Negin Sobhani
Negin Sobhani is a High Performance Computing consultant and computational atmospheric scientist at the National Center for Atmospheric Research (NCAR). She has extensive experience developing and supporting open-source tools and infrastructure that improve the performance and accessibility of Earth System models, bridging the gap between data science, atmospheric science, and software engineering. Her broader work encompasses the development of large-scale distributed training, optimization of resource utilization, and data pipelines across advanced computing environments for geoscience applications.

Sessions
Scaling artificial intelligence (AI) and machine learning (ML) workflows on high-performance computing (HPC) systems presents unique challenges, particularly as models become more complex and data-intensive. This study explores strategies to optimize AI/ML workflows for enhanced performance and resource utilization on HPC platforms.

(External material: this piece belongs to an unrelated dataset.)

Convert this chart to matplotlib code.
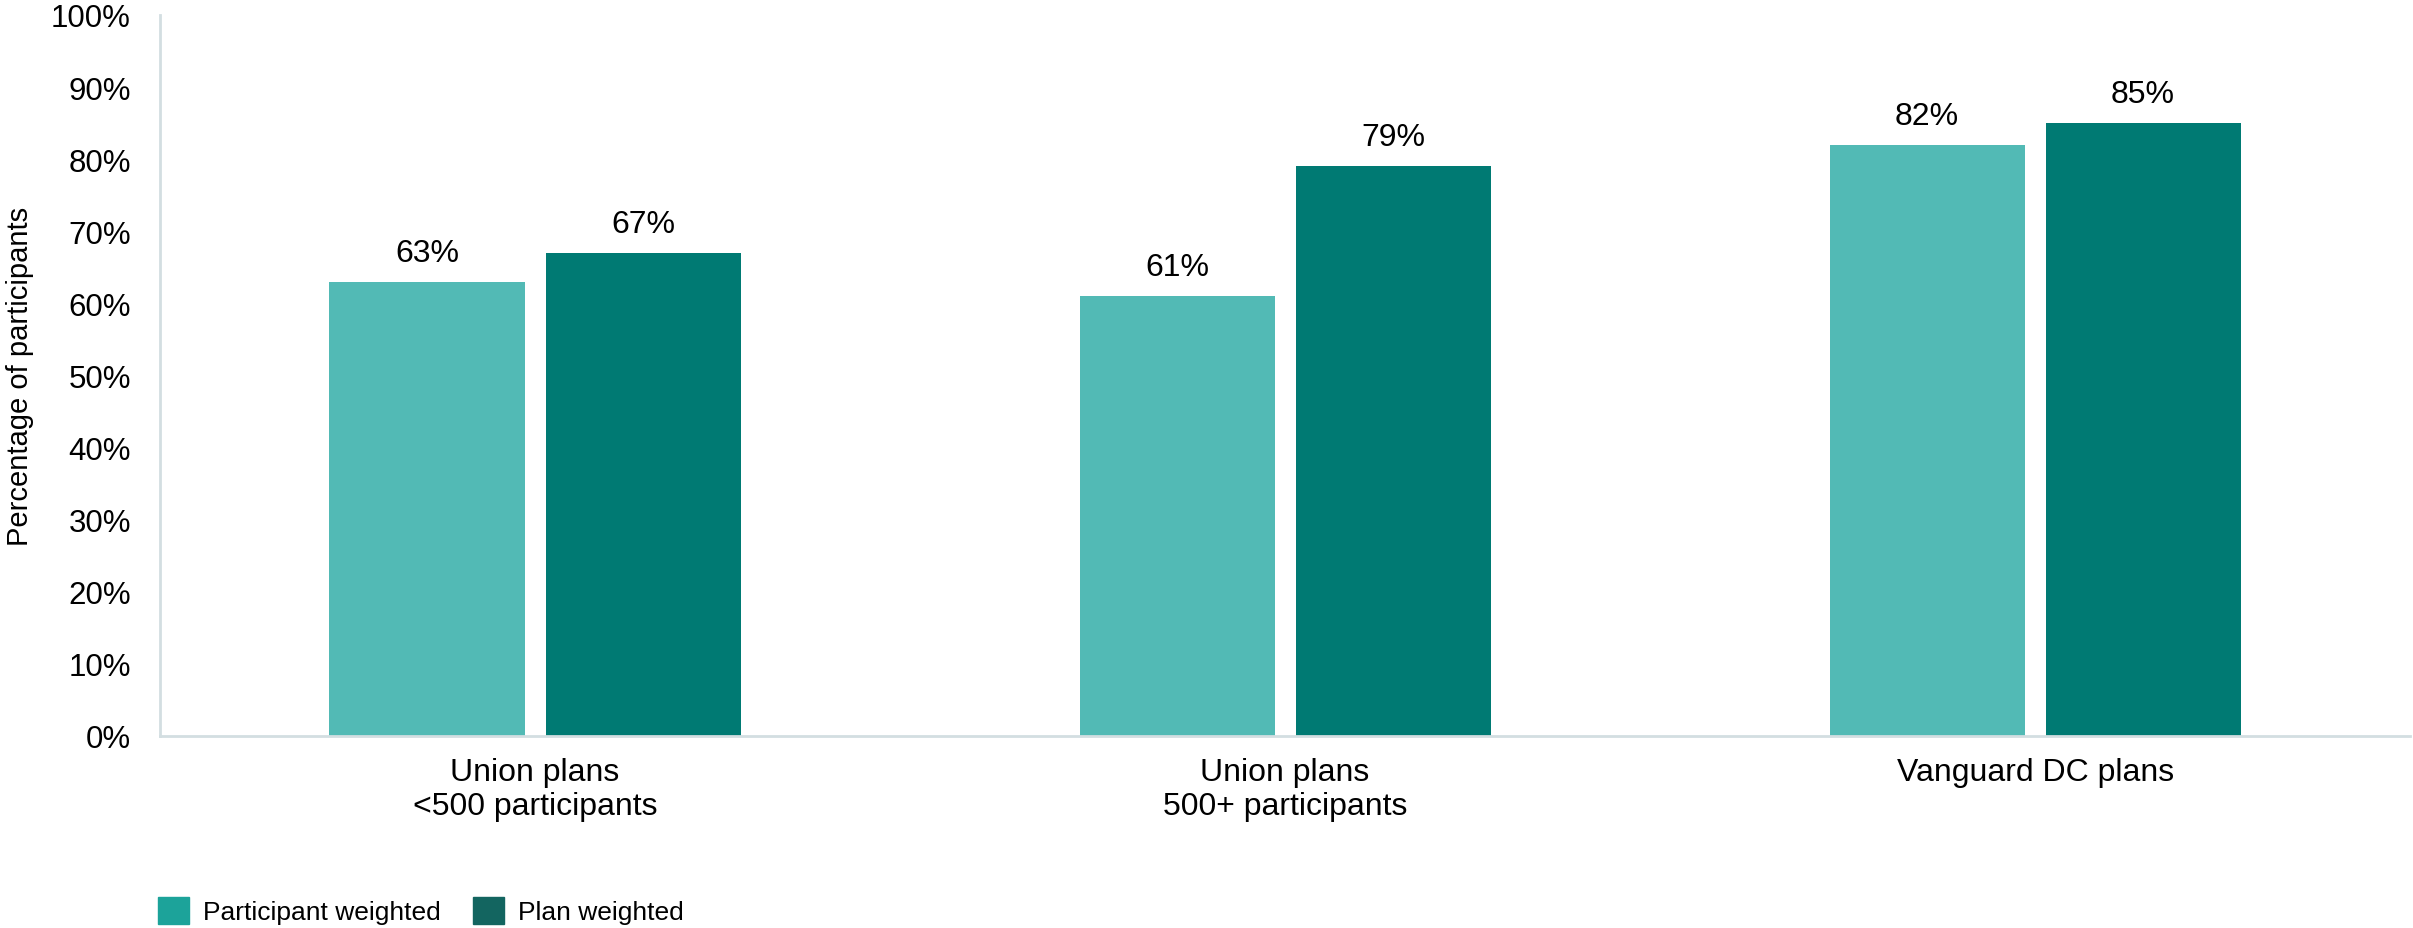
import numpy as np
import matplotlib.pyplot as plt
from matplotlib.patches import Patch

plt.rcParams['font.family'] = ['Liberation Sans', 'DejaVu Sans']

categories = ["Union plans\n<500 participants", "Union plans\n500+ participants", "Vanguard DC plans"]
participant_weighted = [63, 61, 82]
plan_weighted = [67, 79, 85]
series_names = ["Participant weighted", "Plan weighted"]
yticks = np.arange(0, 101, 10)

light = "#52bab5"
dark = "#007a73"
light_legend = "#1ca39a"
dark_legend = "#136560"
spine_col = "#d3dee1"

fig = plt.figure(figsize=(24.13, 9.29), dpi=100)
ax = fig.add_axes([0.0663, 0.2067, 0.9325, 0.7761])

x = np.arange(len(categories))
w = 0.26
off = 0.144
b1 = ax.bar(x - off, participant_weighted, w, color=light)
b2 = ax.bar(x + off, plan_weighted, w, color=dark)

# value labels above each bar
for bars, vals in [(b1, participant_weighted), (b2, plan_weighted)]:
    for b, v in zip(bars, vals):
        ax.annotate(f"{v}%", (b.get_x() + b.get_width() / 2, v),
                    xytext=(0, 10), textcoords="offset points",
                    ha="center", va="bottom", fontsize=23)

ax.set_xlim(-0.5, 2.5)
ax.set_ylim(0, 100)
ax.set_yticks(yticks)
ax.set_yticklabels([f"{t}%" for t in yticks])
ax.set_xticks(x)
ax.set_xticklabels(categories)
ax.tick_params(axis="y", length=0, pad=21, labelsize=22.5)
ax.tick_params(axis="x", length=0, pad=15, labelsize=23)
ax.set_ylabel("Percentage of participants", fontsize=21, labelpad=12)

for s in ["top", "right"]:
    ax.spines[s].set_visible(False)
for s in ["left", "bottom"]:
    ax.spines[s].set_color(spine_col)
    ax.spines[s].set_linewidth(2)

handles = [Patch(color=light_legend), Patch(color=dark_legend)]
fig.legend(handles, series_names, loc="lower left", bbox_to_anchor=(0.064, 0.0),
           ncol=2, frameon=False, fontsize=19, handlelength=1.17, handleheight=1.21,
           handletextpad=0.53, columnspacing=1.21, borderaxespad=0.0, borderpad=0.15)

fig.savefig("out.png", dpi=100)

We investigate advanced parallelization techniques, such as Data Parallelism (DP), Distributed Data Parallel (DDP), and Fully Sharded Data Parallel (FSDP). Implementing memory-efficient strategies, including mixed precision training and activation checkpointing, significantly reduces memory consumption without compromising model accuracy. Additionally, we examine various communication backends( i.e. NCCL, MPI, and Gloo) to enhance inter-GPU and inter-node communication efficiency. Special attention is given to the complexities of implementing these backends in HPC environments, providing solutions for proper configuration and execution.
Our findings demonstrate that these optimizations enable stable and scalable AI/ML model training and inference, achieving substantial improvements in training times and resource efficiency. This presentation will detail the technical challenges encountered and the solutions developed, offering insights into effectively scaling AI/ML workflows on HPC systems.